Shift the Policy Checks Left!
Having a good feedback loop from your production systems and operations teams to the development teams is an important aspect of the DevOps culture. Likewise, it’s a good idea to improve the feedback loop from your security and compliance teams to the development. You can achieve it by embedding policy checks in your integration and delivery pipeline. This will notify the developers about every policy validation each time they commit code to the repositories, allowing the team to avoid policy fixes late in the project. Such practice also embraces the cooperation between the compliance and development teams and brings them together.
We’re going to use Open Policy Agent for this case. Open Policy Agent is a policy as code engine that provides a policy language called Rego and a binary to evaluate the policies against some input data. This could be a Terraform plan, a Kubernetes resource or any JSON file. The project is getting more and more popular in the cloud-native community, and it’s currently an incubating project in the Cloud Native Computing Foundation.
Let’s look at an example Open Policy Agent policy, which takes a Terraform plan as input and ensures that all provisioned resource have the two required tags.

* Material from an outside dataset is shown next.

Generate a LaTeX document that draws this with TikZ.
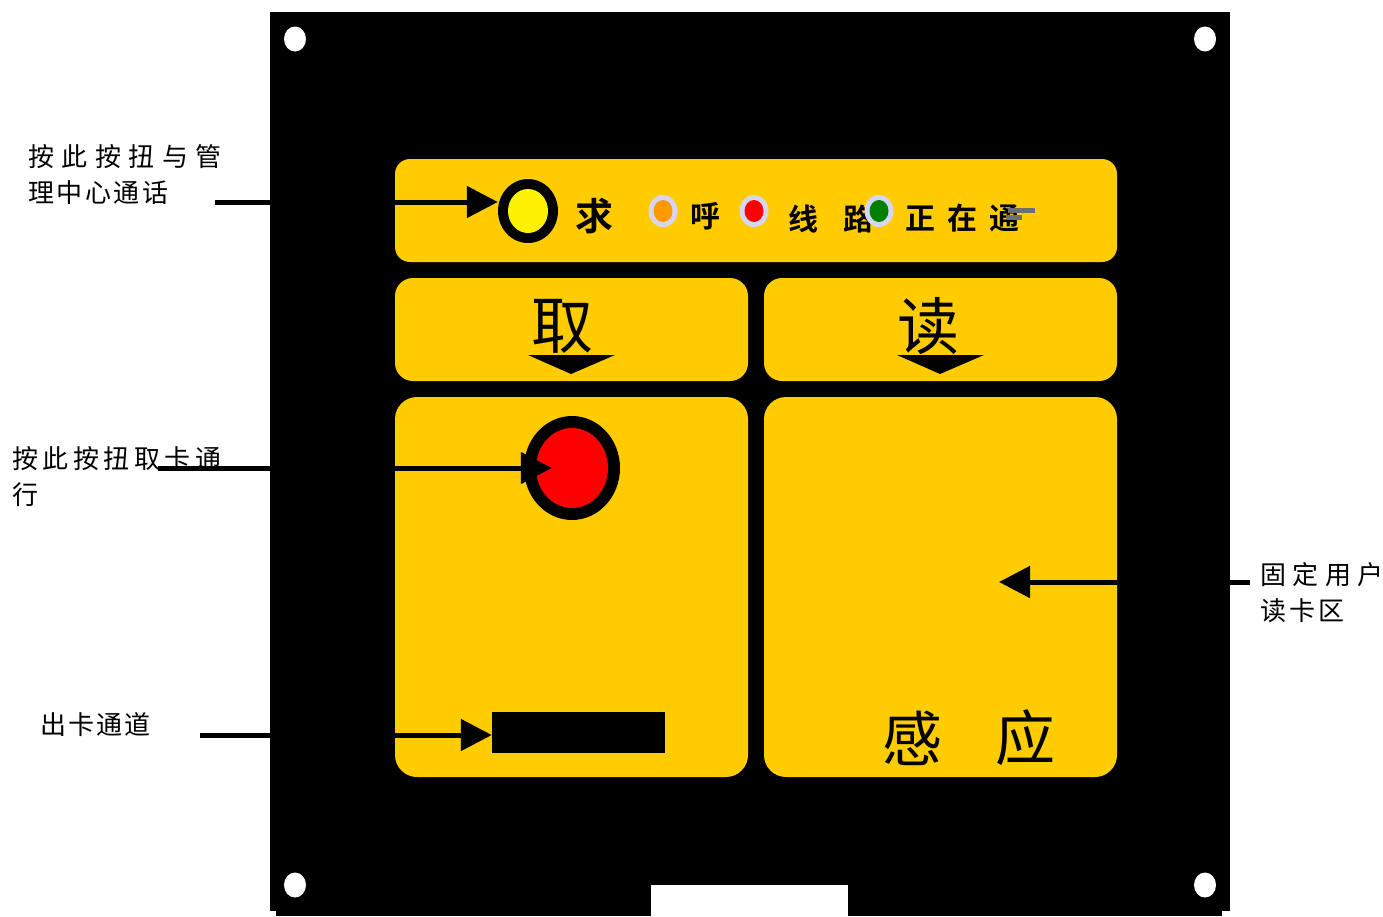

1. package policies.terraform
2.
3. import data.libraries.terraform
4. import data.libraries.common
5.
6. required_tags = {
7. "Project",
8. "Environment",
9. }
10.
11. missing_tags_errors[msg] {
12. tags = terraform.taggable_resources[res].values.tags
13. resource_tags := { tag | tags[tag] }
14.
15. required_tag := required_tags[_]
16. not common.contains(resource_tags, required_tag)
17.
18. msg := sprintf("Error in resource %v. Missing required tag %v", [res.address, required_tag])
19. }
20.
21. approve {
22. count(missing_tags_errors) == 0
23. }
This policy verifies that all resources managed by Terraform are tagged as “Project” and “Environment”. A person can easily understand what this policy does by simply reading the code. With such a definition in place, you can now embed it into your continuous delivery pipeline, so the application teams get feedback every time they commit code and can apply fixes at the earliest stage of development.
1. # Evaluate OPA policies
2. $ opa eval --format pretty -d '.' --input terraform.tfplan.json "data.policies.missing_tags_errors"
3. [
4. "Error in resource aws_cloudtrail.organization. Missing required tag Project",
5. "Error in resource aws_cloudtrail.organization. Missing required tag Environment",
6. "Error in resource aws_s3_bucket.cloudtrail. Missing required tag Project",
7. "Error in resource aws_s3_bucket.cloudtrail. Missing required tag Environment"
8. ]
Bring Compliance and Security to DevOps
The security and compliance teams are often overlooked in the DevOps transformation. Everyone talks about continuous delivery, infrastructure as code and other DevOps principles. However, compliance policies can become a pain point that halts the release of your project.
Policy and compliance as code can help you embed the compliance and security process to your continuous integration and delivery pipelines. This ensures that your infrastructure and products meet all the policy requirements. Bringing the compliance and security teams to the table and “codifying” the policy validation process can help you shorten the delivery pipeline, hence provide the business value faster, while keeping your cloud deployments safe and secure. With this solution, no CAB meeting will be too difficult to handle or even required!
Running reactive compliance checks allows you to detect misconfigured resources or unsecured IT systems. From our experience, the best approach is to have a combination of reactive compliance checks and proactive pipelines with embedded policy checks.